Wacker Neuson said Mr Lehner will not be extending his contract as chairman of the Executive Board, CEO and CTO “for personal reasons”, but he would remain in an advisory capacity until 31 March to ensure a smooth transition.
Supervisory Board member Kurt Helletzgruber has been seconded to the Executive Board effective 1 January and will assume the duties of CEO and the position of Executive Board chairman for the first half of 2021.
Martin Lehner said: ““I have spent many successful years at the Wacker Neuson Group. During this time, the organisation has grown to become a leading manufacturer of light and compact equipment. Now, the time has come for me to focus on new tasks and challenges.

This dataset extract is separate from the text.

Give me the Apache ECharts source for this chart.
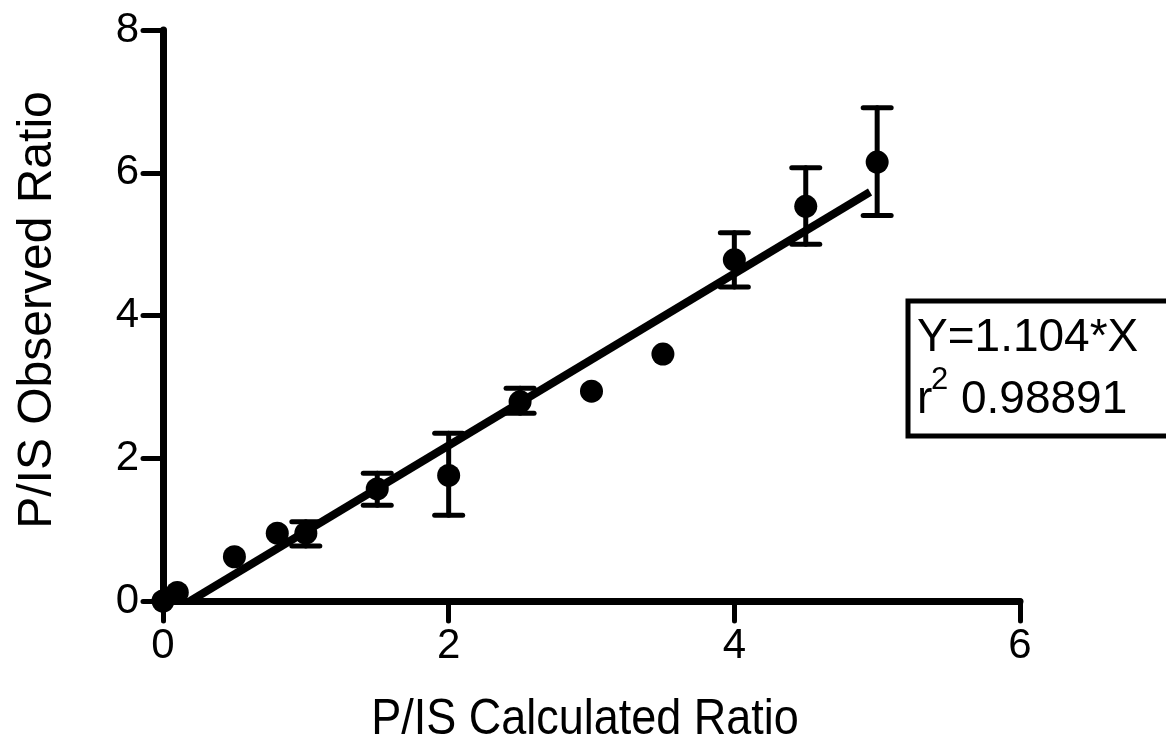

“I am extremely grateful that I have been able to help the Wacker Neuson Group on its path to becoming an internationally successful group and technology leader. I have always been passionate about areas of future significance such as zero emission construction equipment and digitalization and am particularly proud of the innovative drive that our group has shown in these fields.”
Hans Neunteufel, chairman of the supervisory board of Wacker Neuson, commented: “The Supervisory Board of Wacker Neuson SE regrets Mr Lehner’s decision and thanks him for his unwavering personal commitment. During his many years of successful work on the Executive Board, he has helped drive forward the group’s internationalisation and opened up new growth areas.
“With the departure of Martin Lehner, Wacker Neuson Group is losing a valued CEO.”
Martin Lehner was appointed to Wacker Neuson’s Executive Board after the merger with Kramer Baumaschinen in 2007, becoming chairman in 2017.
For the past 10 years, the group has reported average growth rates of 11%, but it has suffered badly this year during the Covid-19 pandemic. Earlier this month it reported a 16.5% fall in year on year revenues for the third quarter of 2020, following a drop of 25% in the three months to the end of June.